Неужели моей книге суждено стать исследованием бесцветной пустоты, чем-то вроде спелеологической экспедиции в глубины буржуазной нормы, репортажем на тему обыденного существования среднестатистического француза? Благополучное детство всегда и у всех одинаково, пожалуй, оно и не стоит того, чтобы о нем вспоминать. И подберутся ли слова для описания каждого рубежа, который вынужден был преодолевать маленький мальчик в Париже шестидесятых-семидесятых? Уж лучше рассказать про то, как мои родители получили налоговую льготу на второго ребенка.
Ныряя в этот омут, я надеюсь на одно: в процессе писания оживится память. Литература часто помнит то, о чем сами мы забыли; писать — значит читать в себе. Облечение ощущений в слова вдыхает жизнь в воспоминания, так что это занятие можно сравнить с эксгумацией трупа. Каждый писатель — своего рода ghostbuster, то есть охотник за привидениями. В произведениях знаменитых романистов порой возникали невольные реминисценции, и это очень любопытное явление. Писательство обладает сверхъестественной властью. Начиная новую книгу, ты как будто обращаешься за помощью к магу или колдуну. Жанр автобиографии располагается на перекрестке дорог, между Зигмундом Фрейдом и мадам Солей[2]. В статье, опубликованной в 1969 году и озаглавленной «Зачем нужны писатели?», Ролан Барт утверждает, что «сочинительство выполняет работу, источник которой нам неведом». Может быть, эта работа в том и заключается, чтобы вернуть забытое прошлое? Как у Пруста с его мадленой, сонатой, щелью между досками во дворе особняка Германтов, возносящими его «к молчаливым вершинам памяти»? Э-э, только не надо, пожалуйста, давить на меня слишком сильно. Лучше я выберу более свежий, хотя и не менее наглядный, пример. В 1975 году Жорж Перек начал свой роман «W, или Воспоминание детства» словами: «У меня нет детских воспоминаний».

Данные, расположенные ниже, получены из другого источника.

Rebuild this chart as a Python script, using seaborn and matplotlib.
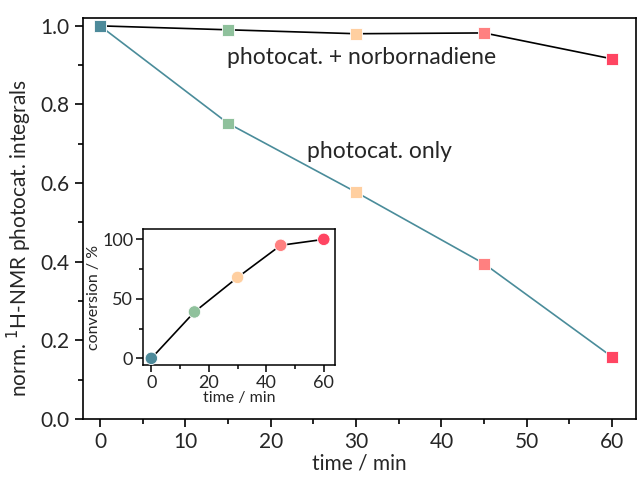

Но вся книга буквально кишит ими. Стоит закрыть глаза, пытаясь вызвать картины прошлого, и начинается мистика; память — как чашечка саке, которое подают в некоторых китайских ресторанах: пока пьешь, на дне постепенно проявляется фигура обнаженной женщины, исчезающая с последним глотком. Я ее вижу, созерцаю, но при малейшей попытке приблизиться она ускользает, улетучивается; так и мое утраченное детство. Молюсь о чуде: пусть мое прошлое постепенно выступит на страницах этой книги, как очертания картинки на полароидной пленке. Позволив себе дерзость самоцитирования, — а отказываться от созерцания собственного пупа в автобиографическом опусе значило бы усугублять тщеславие глупостью, — отмечу, что я уже сталкивался с этим любопытным феноменом. Когда в 2002 году я писал «Windows on the World», вдруг откуда ни возьмись передо мной всплыла такая сцена: холодное зимнее утро 1978 года; я выхожу из материнской квартиры и топаю в лицей, стараясь не наступать на цементные полоски между плитками мостовой. Изо рта у меня вырывается пар, мне тоскливо, хоть сдохни, и больше всего на свете хочется броситься под автобус 84-го маршрута. Глава заканчивается так: «В то утро я так никуда и не пошел». Минул год, и вот на последней странице «Романтического эгоиста» возник запах кожи, от которого меня мальчишкой мутило в английских машинах отца. Спустя еще четыре года, работая над романом «Идеаль», я с наслаждением вспоминал один субботний вечер в отцовской двухэтажной квартире, когда мои домашние тапочки и стыдливый румянец покорили сердца нескольких манекенщиц нордической внешности, слушавших двойной оранжевый альбом Стиви Уандера. В ту пору я наделил этими воспоминаниями литературных персонажей (Оскара и Октава), но никто не поверил, что они вымышленные. А это была моя робкая попытка рассказать о своем детстве.